“Waterbed effect” threatens coal exit's climate impact as govt shuns deleting allowances - media
The shut down of German coal plants in 2021 is set to have only a minor impact on European emissions reduction because the government might not report plant decommissionings to the European Commission, newspaper Die Zeit reported. This means saved emissions from plants going offline could simply be shifted to other emitters who benefit from vacant emissions allowances in the European emissions trading system ETS through the so-called waterbed effect. Countries can delete freed ETS allowances when shutting down capacity to avoid this effect, which has to be communicated to the European Commission before the end of the year after which the decommissioning took place. However, the government reportedly does not intend to report 2021 plant closures. According to the newspaper, the government’s motivation could be retaining proceeds from allowances sales or avoiding a price rise in the ETS due to the lower emissions budget, which would add further pressure on already high power prices.

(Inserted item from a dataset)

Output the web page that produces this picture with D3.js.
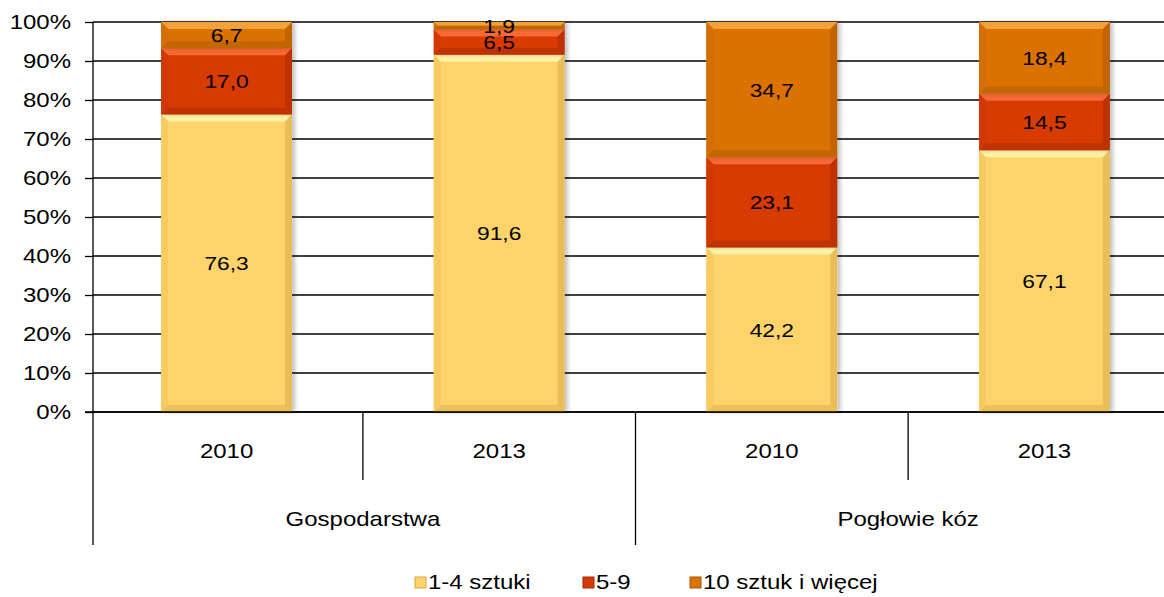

In 2019, Germany’s government promised to delete freed ETS allowances, explicitly to avoid a waterbed effect in the European system. Germany plans to finish its coal exit no later than 2038, with vast capacities slated for decommissioning already by 2030. The government had promised in itscoalition treaty to "ideally" pull forward the coal exit to 2030. In 2022, the government ordered the temporary return of some coal plants to the market to provide more capacity to the power system and lower gas consumption.